COLLECTED MATERIAL:
##############################

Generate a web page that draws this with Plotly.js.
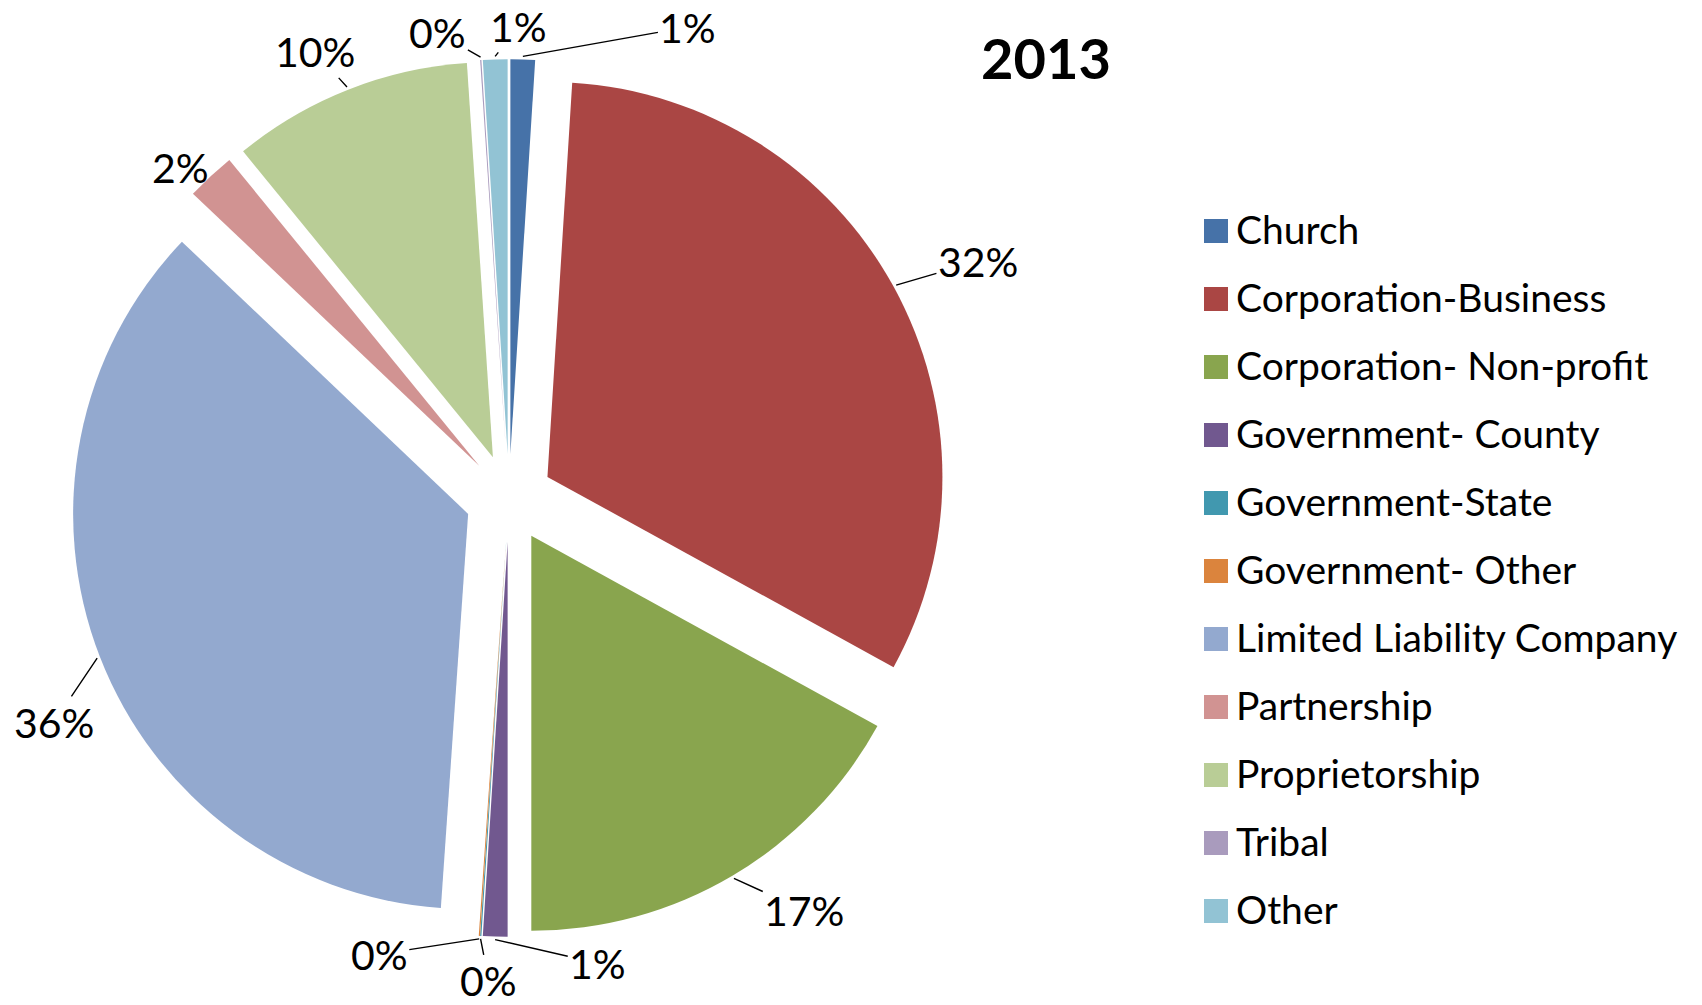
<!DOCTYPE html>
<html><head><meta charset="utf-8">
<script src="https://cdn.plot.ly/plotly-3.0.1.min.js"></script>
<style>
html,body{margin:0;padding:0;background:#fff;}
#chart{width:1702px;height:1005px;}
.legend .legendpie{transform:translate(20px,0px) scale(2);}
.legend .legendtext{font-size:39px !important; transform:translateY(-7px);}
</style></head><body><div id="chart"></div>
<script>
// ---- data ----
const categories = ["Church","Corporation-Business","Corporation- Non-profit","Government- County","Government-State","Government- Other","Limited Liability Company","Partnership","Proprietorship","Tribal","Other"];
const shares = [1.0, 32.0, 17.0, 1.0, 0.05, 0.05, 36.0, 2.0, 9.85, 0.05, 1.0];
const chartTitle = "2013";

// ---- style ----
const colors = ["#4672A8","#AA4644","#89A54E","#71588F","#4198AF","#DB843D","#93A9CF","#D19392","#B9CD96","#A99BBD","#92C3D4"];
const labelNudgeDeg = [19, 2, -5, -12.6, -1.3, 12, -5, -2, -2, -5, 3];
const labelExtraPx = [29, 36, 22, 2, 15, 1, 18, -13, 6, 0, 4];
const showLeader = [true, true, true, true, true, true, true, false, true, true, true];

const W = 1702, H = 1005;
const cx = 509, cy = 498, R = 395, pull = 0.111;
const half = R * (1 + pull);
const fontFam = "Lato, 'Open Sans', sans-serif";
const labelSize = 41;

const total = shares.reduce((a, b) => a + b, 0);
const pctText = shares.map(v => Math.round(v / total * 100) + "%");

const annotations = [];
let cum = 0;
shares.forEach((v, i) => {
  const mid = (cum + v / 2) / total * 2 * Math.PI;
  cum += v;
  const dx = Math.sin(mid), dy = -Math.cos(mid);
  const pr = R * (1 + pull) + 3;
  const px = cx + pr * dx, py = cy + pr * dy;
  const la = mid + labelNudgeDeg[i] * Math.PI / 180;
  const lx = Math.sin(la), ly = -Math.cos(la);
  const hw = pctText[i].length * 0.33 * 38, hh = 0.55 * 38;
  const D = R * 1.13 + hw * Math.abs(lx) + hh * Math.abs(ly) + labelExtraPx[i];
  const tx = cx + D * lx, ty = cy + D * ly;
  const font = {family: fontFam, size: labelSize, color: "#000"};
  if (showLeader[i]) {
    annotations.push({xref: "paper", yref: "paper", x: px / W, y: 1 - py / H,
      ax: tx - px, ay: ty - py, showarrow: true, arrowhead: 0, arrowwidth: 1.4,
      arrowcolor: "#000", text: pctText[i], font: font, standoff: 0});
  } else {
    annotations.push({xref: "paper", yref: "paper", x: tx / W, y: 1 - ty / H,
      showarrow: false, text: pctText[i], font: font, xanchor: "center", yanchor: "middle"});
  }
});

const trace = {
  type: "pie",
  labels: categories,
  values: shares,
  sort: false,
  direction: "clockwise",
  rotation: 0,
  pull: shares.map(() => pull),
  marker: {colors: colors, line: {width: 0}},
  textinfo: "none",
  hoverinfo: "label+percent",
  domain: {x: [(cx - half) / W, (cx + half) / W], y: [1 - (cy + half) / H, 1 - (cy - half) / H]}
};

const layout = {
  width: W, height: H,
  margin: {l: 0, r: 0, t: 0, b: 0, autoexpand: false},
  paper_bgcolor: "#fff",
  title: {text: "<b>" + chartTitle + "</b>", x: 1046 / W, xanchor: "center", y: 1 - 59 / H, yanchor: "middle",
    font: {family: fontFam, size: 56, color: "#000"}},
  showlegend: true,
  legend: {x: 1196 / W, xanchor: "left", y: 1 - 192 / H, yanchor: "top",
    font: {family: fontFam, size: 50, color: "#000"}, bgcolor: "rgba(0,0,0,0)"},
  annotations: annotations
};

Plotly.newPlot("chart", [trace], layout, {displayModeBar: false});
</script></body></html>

##############################

WHAT THIS TASK INVOLVES:
Keep the pictures out of the copy and return the rest of the data above exactly.

WRITTEN SOLUTION:
Generate a web page that draws this with Plotly.js.
<!DOCTYPE html>
<html><head><meta charset="utf-8">
<script src="https://cdn.plot.ly/plotly-3.0.1.min.js"></script>
<style>
html,body{margin:0;padding:0;background:#fff;}
#chart{width:1702px;height:1005px;}
.legend .legendpie{transform:translate(20px,0px) scale(2);}
.legend .legendtext{font-size:39px !important; transform:translateY(-7px);}
</style></head><body><div id="chart"></div>
<script>
// ---- data ----
const categories = ["Church","Corporation-Business","Corporation- Non-profit","Government- County","Government-State","Government- Other","Limited Liability Company","Partnership","Proprietorship","Tribal","Other"];
const shares = [1.0, 32.0, 17.0, 1.0, 0.05, 0.05, 36.0, 2.0, 9.85, 0.05, 1.0];
const chartTitle = "2013";

// ---- style ----
const colors = ["#4672A8","#AA4644","#89A54E","#71588F","#4198AF","#DB843D","#93A9CF","#D19392","#B9CD96","#A99BBD","#92C3D4"];
const labelNudgeDeg = [19, 2, -5, -12.6, -1.3, 12, -5, -2, -2, -5, 3];
const labelExtraPx = [29, 36, 22, 2, 15, 1, 18, -13, 6, 0, 4];
const showLeader = [true, true, true, true, true, true, true, false, true, true, true];

const W = 1702, H = 1005;
const cx = 509, cy = 498, R = 395, pull = 0.111;
const half = R * (1 + pull);
const fontFam = "Lato, 'Open Sans', sans-serif";
const labelSize = 41;

const total = shares.reduce((a, b) => a + b, 0);
const pctText = shares.map(v => Math.round(v / total * 100) + "%");

const annotations = [];
let cum = 0;
shares.forEach((v, i) => {
  const mid = (cum + v / 2) / total * 2 * Math.PI;
  cum += v;
  const dx = Math.sin(mid), dy = -Math.cos(mid);
  const pr = R * (1 + pull) + 3;
  const px = cx + pr * dx, py = cy + pr * dy;
  const la = mid + labelNudgeDeg[i] * Math.PI / 180;
  const lx = Math.sin(la), ly = -Math.cos(la);
  const hw = pctText[i].length * 0.33 * 38, hh = 0.55 * 38;
  const D = R * 1.13 + hw * Math.abs(lx) + hh * Math.abs(ly) + labelExtraPx[i];
  const tx = cx + D * lx, ty = cy + D * ly;
  const font = {family: fontFam, size: labelSize, color: "#000"};
  if (showLeader[i]) {
    annotations.push({xref: "paper", yref: "paper", x: px / W, y: 1 - py / H,
      ax: tx - px, ay: ty - py, showarrow: true, arrowhead: 0, arrowwidth: 1.4,
      arrowcolor: "#000", text: pctText[i], font: font, standoff: 0});
  } else {
    annotations.push({xref: "paper", yref: "paper", x: tx / W, y: 1 - ty / H,
      showarrow: false, text: pctText[i], font: font, xanchor: "center", yanchor: "middle"});
  }
});

const trace = {
  type: "pie",
  labels: categories,
  values: shares,
  sort: false,
  direction: "clockwise",
  rotation: 0,
  pull: shares.map(() => pull),
  marker: {colors: colors, line: {width: 0}},
  textinfo: "none",
  hoverinfo: "label+percent",
  domain: {x: [(cx - half) / W, (cx + half) / W], y: [1 - (cy + half) / H, 1 - (cy - half) / H]}
};

const layout = {
  width: W, height: H,
  margin: {l: 0, r: 0, t: 0, b: 0, autoexpand: false},
  paper_bgcolor: "#fff",
  title: {text: "<b>" + chartTitle + "</b>", x: 1046 / W, xanchor: "center", y: 1 - 59 / H, yanchor: "middle",
    font: {family: fontFam, size: 56, color: "#000"}},
  showlegend: true,
  legend: {x: 1196 / W, xanchor: "left", y: 1 - 192 / H, yanchor: "top",
    font: {family: fontFam, size: 50, color: "#000"}, bgcolor: "rgba(0,0,0,0)"},
  annotations: annotations
};

Plotly.newPlot("chart", [trace], layout, {displayModeBar: false});
</script></body></html>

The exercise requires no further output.